Pausing to catch my breath (be it from actually unbrokenly typing that out or from trying to daub weeks-old butter onto bread only slightly thicker than an English student's work-file) I realised we had assembled a buffet that would not have been out of place in a Victorian tea-room (except that egg mayonnaise sandwiches did not require for an army of maidservants and peons working their fingers to the bone, endlessly buttering, boiling and peeling and chopping eggs until they cried for their homelands) and then I wondered how the hell we had learnt about all this and how the hell I could even think it would be so natural for women wearing wallpaper-like dresses and britches to be eating our kind of lunch, packed into Tupper wares, plastic bags and stainless steel Thermoses, much like putting a collection of WW I postcards into gaily pink coloured plastic clip-files with Hello Kitty motifs on them.
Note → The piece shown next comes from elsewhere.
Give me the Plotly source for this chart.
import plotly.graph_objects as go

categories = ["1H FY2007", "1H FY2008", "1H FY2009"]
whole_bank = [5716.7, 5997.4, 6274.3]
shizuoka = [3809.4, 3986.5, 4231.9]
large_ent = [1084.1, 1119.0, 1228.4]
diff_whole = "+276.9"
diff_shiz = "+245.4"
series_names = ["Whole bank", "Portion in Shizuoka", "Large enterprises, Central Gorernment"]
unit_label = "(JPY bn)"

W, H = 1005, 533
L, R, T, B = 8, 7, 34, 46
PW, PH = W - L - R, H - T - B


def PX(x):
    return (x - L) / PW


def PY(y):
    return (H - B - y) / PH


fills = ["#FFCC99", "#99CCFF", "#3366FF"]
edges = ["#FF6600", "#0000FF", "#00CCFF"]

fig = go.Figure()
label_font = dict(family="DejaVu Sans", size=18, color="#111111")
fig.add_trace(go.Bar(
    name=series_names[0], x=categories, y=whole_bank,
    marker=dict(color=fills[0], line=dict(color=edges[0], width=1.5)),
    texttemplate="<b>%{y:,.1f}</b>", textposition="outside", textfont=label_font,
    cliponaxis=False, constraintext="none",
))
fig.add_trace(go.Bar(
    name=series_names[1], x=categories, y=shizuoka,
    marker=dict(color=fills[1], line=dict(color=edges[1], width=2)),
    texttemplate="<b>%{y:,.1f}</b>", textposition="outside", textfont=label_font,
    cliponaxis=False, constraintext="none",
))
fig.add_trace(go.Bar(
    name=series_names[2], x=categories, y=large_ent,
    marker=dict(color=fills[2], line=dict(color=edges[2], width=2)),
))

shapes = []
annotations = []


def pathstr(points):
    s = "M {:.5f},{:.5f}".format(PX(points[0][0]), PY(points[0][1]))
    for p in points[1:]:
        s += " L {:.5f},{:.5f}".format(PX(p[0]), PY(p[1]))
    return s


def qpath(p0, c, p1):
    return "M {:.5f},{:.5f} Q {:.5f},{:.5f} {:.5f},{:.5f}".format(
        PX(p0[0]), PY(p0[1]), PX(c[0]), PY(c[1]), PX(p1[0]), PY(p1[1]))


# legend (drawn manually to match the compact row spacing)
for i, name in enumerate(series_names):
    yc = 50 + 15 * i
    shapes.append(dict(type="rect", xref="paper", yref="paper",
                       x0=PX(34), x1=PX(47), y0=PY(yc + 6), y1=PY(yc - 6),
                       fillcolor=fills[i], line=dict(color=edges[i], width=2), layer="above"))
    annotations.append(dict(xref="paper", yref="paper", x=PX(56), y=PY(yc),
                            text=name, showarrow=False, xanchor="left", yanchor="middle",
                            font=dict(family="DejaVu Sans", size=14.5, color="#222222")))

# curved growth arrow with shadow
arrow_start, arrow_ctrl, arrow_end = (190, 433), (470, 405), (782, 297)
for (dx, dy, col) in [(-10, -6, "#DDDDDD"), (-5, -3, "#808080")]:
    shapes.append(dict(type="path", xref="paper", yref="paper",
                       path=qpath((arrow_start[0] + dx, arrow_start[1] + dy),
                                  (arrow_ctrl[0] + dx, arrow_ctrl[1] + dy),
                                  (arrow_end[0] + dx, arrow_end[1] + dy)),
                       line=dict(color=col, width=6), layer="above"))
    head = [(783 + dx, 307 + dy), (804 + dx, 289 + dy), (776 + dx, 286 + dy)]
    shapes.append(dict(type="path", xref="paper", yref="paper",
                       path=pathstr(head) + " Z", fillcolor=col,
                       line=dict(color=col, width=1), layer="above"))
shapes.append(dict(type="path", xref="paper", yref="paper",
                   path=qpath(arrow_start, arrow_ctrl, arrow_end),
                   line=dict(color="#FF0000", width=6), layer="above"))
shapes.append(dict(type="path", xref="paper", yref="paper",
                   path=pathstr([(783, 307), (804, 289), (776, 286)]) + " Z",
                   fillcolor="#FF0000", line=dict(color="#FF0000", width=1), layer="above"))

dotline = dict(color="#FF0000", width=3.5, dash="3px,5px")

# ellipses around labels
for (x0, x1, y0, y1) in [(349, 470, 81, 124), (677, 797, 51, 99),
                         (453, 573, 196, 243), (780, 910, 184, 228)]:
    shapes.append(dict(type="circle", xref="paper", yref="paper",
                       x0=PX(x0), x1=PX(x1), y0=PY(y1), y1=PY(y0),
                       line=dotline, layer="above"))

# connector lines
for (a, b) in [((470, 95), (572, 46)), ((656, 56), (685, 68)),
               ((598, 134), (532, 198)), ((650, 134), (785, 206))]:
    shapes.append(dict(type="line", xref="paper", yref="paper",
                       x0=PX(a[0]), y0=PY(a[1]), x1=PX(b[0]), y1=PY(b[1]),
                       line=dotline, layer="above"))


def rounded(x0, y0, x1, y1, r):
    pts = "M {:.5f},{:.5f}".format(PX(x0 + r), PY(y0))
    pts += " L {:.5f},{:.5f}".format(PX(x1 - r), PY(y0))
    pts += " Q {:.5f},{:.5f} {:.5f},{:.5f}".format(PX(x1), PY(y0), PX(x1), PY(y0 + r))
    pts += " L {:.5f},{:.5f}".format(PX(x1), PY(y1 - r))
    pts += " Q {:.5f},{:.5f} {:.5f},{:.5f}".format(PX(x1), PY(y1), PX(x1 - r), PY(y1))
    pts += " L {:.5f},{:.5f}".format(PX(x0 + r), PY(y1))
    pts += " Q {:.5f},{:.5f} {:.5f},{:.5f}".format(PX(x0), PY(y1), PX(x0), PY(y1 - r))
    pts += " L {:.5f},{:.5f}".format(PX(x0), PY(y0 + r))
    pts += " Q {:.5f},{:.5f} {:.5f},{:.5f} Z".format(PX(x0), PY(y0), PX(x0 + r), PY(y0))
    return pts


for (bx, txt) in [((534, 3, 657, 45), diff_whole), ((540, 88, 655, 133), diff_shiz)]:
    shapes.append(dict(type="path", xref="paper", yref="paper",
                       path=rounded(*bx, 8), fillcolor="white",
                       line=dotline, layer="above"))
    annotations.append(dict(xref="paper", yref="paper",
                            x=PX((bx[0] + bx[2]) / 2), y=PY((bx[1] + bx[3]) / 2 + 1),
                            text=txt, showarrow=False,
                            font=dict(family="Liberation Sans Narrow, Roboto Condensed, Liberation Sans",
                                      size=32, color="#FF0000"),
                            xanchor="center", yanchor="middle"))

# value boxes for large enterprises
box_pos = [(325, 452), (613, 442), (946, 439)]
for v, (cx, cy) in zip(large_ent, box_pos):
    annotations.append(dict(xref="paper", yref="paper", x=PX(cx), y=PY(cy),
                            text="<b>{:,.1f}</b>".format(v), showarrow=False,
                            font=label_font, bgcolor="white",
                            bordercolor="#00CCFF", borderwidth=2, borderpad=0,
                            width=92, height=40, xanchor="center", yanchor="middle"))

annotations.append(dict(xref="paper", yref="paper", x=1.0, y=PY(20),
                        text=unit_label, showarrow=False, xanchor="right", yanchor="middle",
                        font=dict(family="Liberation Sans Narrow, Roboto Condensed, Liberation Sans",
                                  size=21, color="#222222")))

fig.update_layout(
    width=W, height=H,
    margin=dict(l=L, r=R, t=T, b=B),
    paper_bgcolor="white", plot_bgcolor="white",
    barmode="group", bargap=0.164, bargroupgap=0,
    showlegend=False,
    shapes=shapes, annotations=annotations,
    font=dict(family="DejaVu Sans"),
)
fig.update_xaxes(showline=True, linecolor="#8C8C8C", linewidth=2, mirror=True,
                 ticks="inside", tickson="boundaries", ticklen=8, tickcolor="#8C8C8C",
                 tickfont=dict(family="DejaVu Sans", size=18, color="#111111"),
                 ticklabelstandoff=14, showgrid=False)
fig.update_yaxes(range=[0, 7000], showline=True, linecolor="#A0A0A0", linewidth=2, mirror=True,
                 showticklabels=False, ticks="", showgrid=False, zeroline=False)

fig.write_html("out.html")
Soon enough we had carted everything onto the boat, and set off, veering and bumping but most of all eating and shielding our cups, trying to reduce the river-water content of our tea, due to my obvious inadequacies at punting. While supposed to make me feel like an ultra-bourgeois member of society that an anarchist would not hesitate to shoot, I felt it rather to be more well-described by those pint-sized soaps or pretzels that they (at least used to) hand out on planes, well-intentioned but obviously inferior betrayals of the original. The connotation of this is obvious enough, and while I did savour my chicken-and-bacon-and-sweetcorn sandwiches I doubt I would want a repeat performance of such an act for, like most attempts to replicate the past that fail because the, for want of a better word, zeitgeist is absent, we can only replicate the form and not the spirit (and not a very good form at that).

Unless, of course there are cucumber sandwiches on lace doilies; but then that would be more a parody than anything else good-intentioned.